### WHAT TO PRODUCE
Repeat the material below exactly, with no pictures.
***
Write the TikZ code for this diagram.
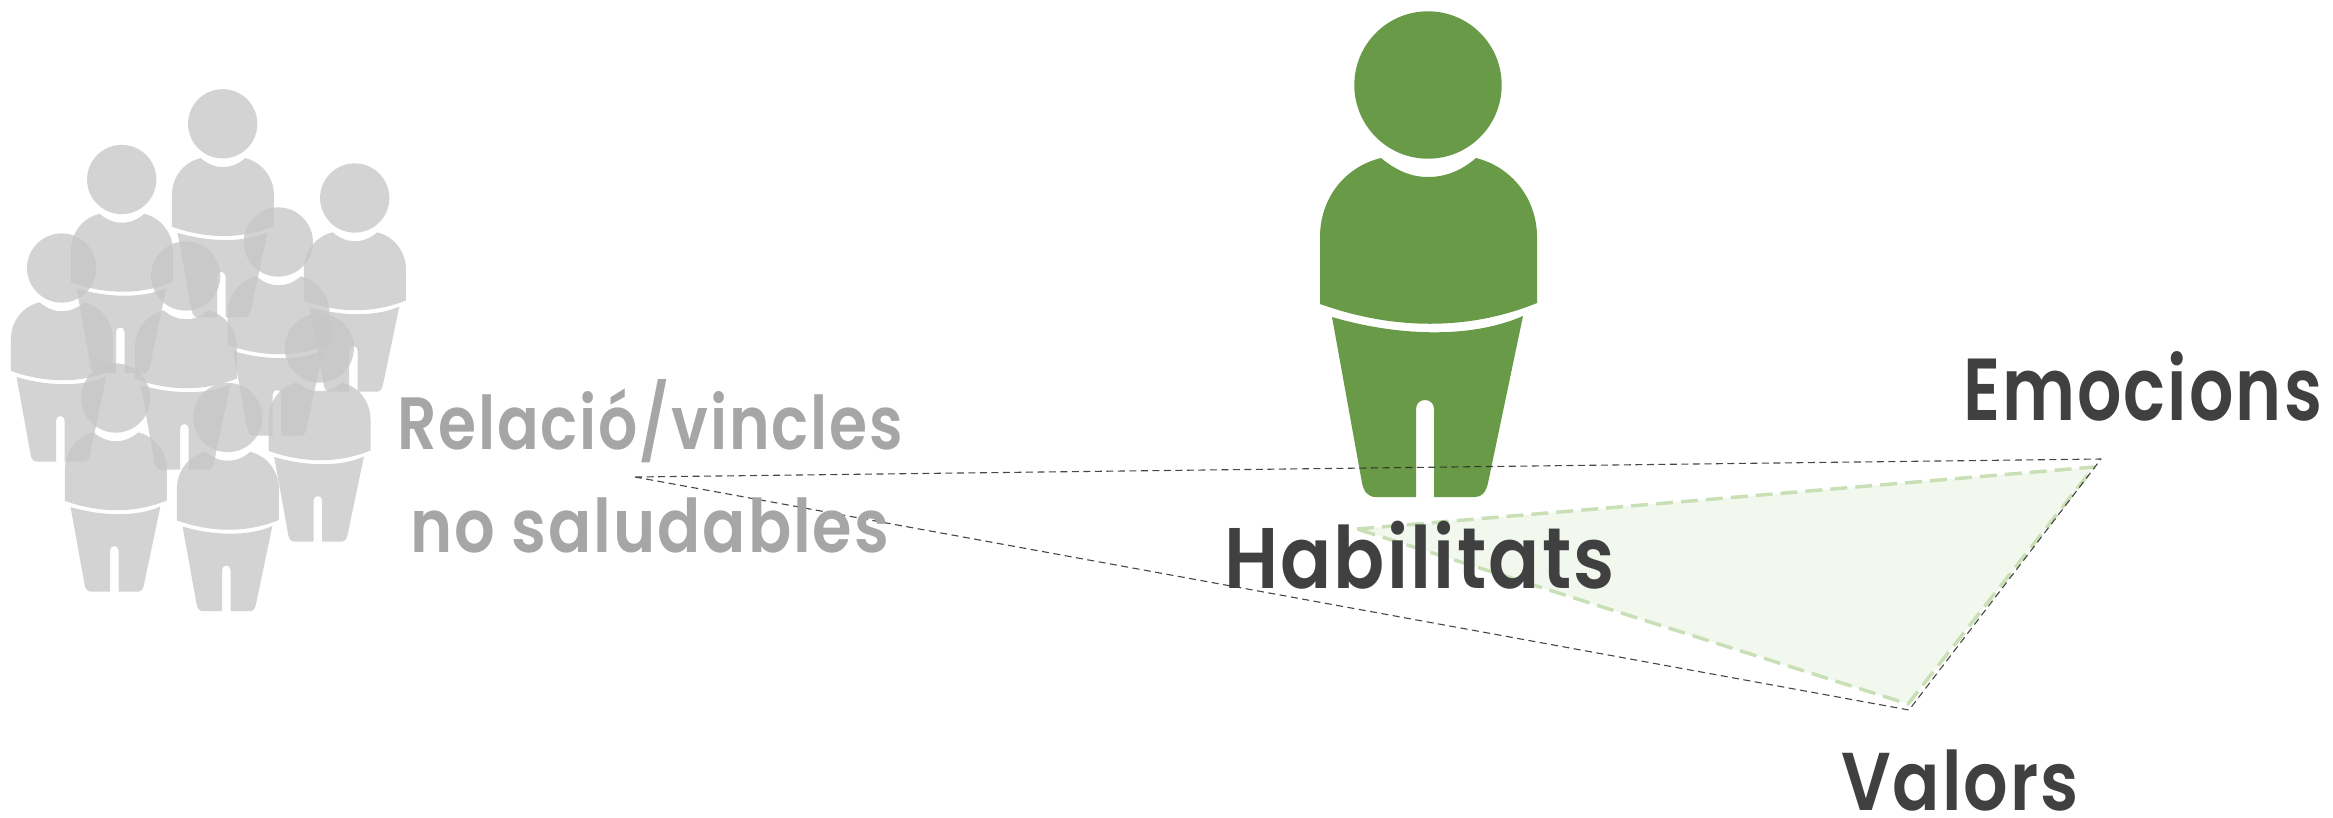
\documentclass[tikz,border=0pt]{standalone}
\usepackage{graphicx}
\usepackage{fontspec}
\setmainfont[LetterSpace=3]{Poppins SemiBold}
\definecolor{persongreen}{HTML}{699A47}
\definecolor{persongrey}{HTML}{C6C6C6}
\definecolor{trifill}{HTML}{F2F8EE}
\definecolor{tridash}{HTML}{C9E0B7}
\definecolor{inkdark}{HTML}{404040}
\definecolor{inkgrey}{HTML}{A6A6A6}
\newcommand{\fitted}[3]{\fontsize{#2}{#2}\selectfont\resizebox{#1}{\height}{#3}}
\tikzset{
  person/.pic={
    \path[pic actions]
      (0,0) circle[radius=73.7]
      (-47,73) .. controls (-30,87) and (-15,92) .. (0,92)
               .. controls (17,92) and (33,86) .. (48,73)
               .. controls (84,82) and (109,114) .. (109,152)
               -- (109,218)
               .. controls (40,246) and (-35,245) .. (-108,219)
               -- (-108,152)
               .. controls (-108,114) and (-84,82) .. (-47,73) -- cycle
      (-96,232) .. controls (-35,250) and (40,255) .. (95,231)
               -- (60,398) .. controls (58,407) and (54,412) .. (47,412)
               -- (6,412) -- (6,324)
               .. controls (6,312) and (-12,312) .. (-12,324)
               -- (-12,412) -- (-52,412)
               .. controls (-60,412) and (-64,407) .. (-66,398) -- cycle;
  },
  crowd/.style={fill=persongrey,fill opacity=.77,scale=.47},
  hero/.style={fill=persongreen},
  thin dash/.style={draw=black!85,draw opacity=.85,line width=1.1pt,dash pattern=on 7pt off 4.5pt},
  green tri/.style={draw=tridash,fill=trifill,line width=3.5pt,dash pattern=on 17pt off 8pt},
  label/.style={inner sep=0pt,outer sep=0pt,anchor=base west}
}
\begin{document}
\begin{tikzpicture}[x=1pt,y=-1pt,line join=round]
\useasboundingbox (0,0) rectangle (2333,817);
\pic[crowd] at (222.7,123.8) {person};
\pic[crowd] at (121.7,179.5) {person};
\pic[crowd] at (354.7,198) {person};
\pic[crowd] at (61.7,268) {person};
\pic[crowd] at (185.7,276) {person};
\pic[crowd] at (278.3,242) {person};
\pic[crowd] at (319.3,348) {person};
\pic[crowd] at (115.7,398) {person};
\pic[crowd] at (227.7,417.5) {person};
\pic[hero] at (1428,85) {person};
\coordinate (gl) at (1357,529);
\coordinate (gt) at (2094,467);
\coordinate (gb) at (1908,704);
\coordinate (kl) at (635,477);
\coordinate (kt) at (2101,459);
\coordinate (kb) at (1909,710);
\draw[green tri] (gl) -- (gt) -- (gb) -- cycle;
\draw[thin dash] (kl) -- (kt) -- (kb) -- cycle;
\node[label,text=inkgrey] (rel) at (397,449) {\fitted{506pt}{74}{Relació/vincles}};
\node[label,text=inkgrey] (nos) at (410,552) {\fitted{479pt}{74}{no saludables}};
\node[label,text=inkdark] (hab) at (1224,588) {\fitted{391pt}{86}{Habilitats}};
\node[label,text=inkdark] (emo) at (1963,420) {\fitted{359pt}{88}{Emocions}};
\node[label,text=inkdark] (val) at (1841,810) {\fitted{238pt}{82}{Valors}};
\end{tikzpicture}
\end{document}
***
### WRITTEN SOLUTION
Write the TikZ code for this diagram.
\documentclass[tikz,border=0pt]{standalone}
\usepackage{graphicx}
\usepackage{fontspec}
\setmainfont[LetterSpace=3]{Poppins SemiBold}
\definecolor{persongreen}{HTML}{699A47}
\definecolor{persongrey}{HTML}{C6C6C6}
\definecolor{trifill}{HTML}{F2F8EE}
\definecolor{tridash}{HTML}{C9E0B7}
\definecolor{inkdark}{HTML}{404040}
\definecolor{inkgrey}{HTML}{A6A6A6}
\newcommand{\fitted}[3]{\fontsize{#2}{#2}\selectfont\resizebox{#1}{\height}{#3}}
\tikzset{
  person/.pic={
    \path[pic actions]
      (0,0) circle[radius=73.7]
      (-47,73) .. controls (-30,87) and (-15,92) .. (0,92)
               .. controls (17,92) and (33,86) .. (48,73)
               .. controls (84,82) and (109,114) .. (109,152)
               -- (109,218)
               .. controls (40,246) and (-35,245) .. (-108,219)
               -- (-108,152)
               .. controls (-108,114) and (-84,82) .. (-47,73) -- cycle
      (-96,232) .. controls (-35,250) and (40,255) .. (95,231)
               -- (60,398) .. controls (58,407) and (54,412) .. (47,412)
               -- (6,412) -- (6,324)
               .. controls (6,312) and (-12,312) .. (-12,324)
               -- (-12,412) -- (-52,412)
               .. controls (-60,412) and (-64,407) .. (-66,398) -- cycle;
  },
  crowd/.style={fill=persongrey,fill opacity=.77,scale=.47},
  hero/.style={fill=persongreen},
  thin dash/.style={draw=black!85,draw opacity=.85,line width=1.1pt,dash pattern=on 7pt off 4.5pt},
  green tri/.style={draw=tridash,fill=trifill,line width=3.5pt,dash pattern=on 17pt off 8pt},
  label/.style={inner sep=0pt,outer sep=0pt,anchor=base west}
}
\begin{document}
\begin{tikzpicture}[x=1pt,y=-1pt,line join=round]
\useasboundingbox (0,0) rectangle (2333,817);
\pic[crowd] at (222.7,123.8) {person};
\pic[crowd] at (121.7,179.5) {person};
\pic[crowd] at (354.7,198) {person};
\pic[crowd] at (61.7,268) {person};
\pic[crowd] at (185.7,276) {person};
\pic[crowd] at (278.3,242) {person};
\pic[crowd] at (319.3,348) {person};
\pic[crowd] at (115.7,398) {person};
\pic[crowd] at (227.7,417.5) {person};
\pic[hero] at (1428,85) {person};
\coordinate (gl) at (1357,529);
\coordinate (gt) at (2094,467);
\coordinate (gb) at (1908,704);
\coordinate (kl) at (635,477);
\coordinate (kt) at (2101,459);
\coordinate (kb) at (1909,710);
\draw[green tri] (gl) -- (gt) -- (gb) -- cycle;
\draw[thin dash] (kl) -- (kt) -- (kb) -- cycle;
\node[label,text=inkgrey] (rel) at (397,449) {\fitted{506pt}{74}{Relació/vincles}};
\node[label,text=inkgrey] (nos) at (410,552) {\fitted{479pt}{74}{no saludables}};
\node[label,text=inkdark] (hab) at (1224,588) {\fitted{391pt}{86}{Habilitats}};
\node[label,text=inkdark] (emo) at (1963,420) {\fitted{359pt}{88}{Emocions}};
\node[label,text=inkdark] (val) at (1841,810) {\fitted{238pt}{82}{Valors}};
\end{tikzpicture}
\end{document}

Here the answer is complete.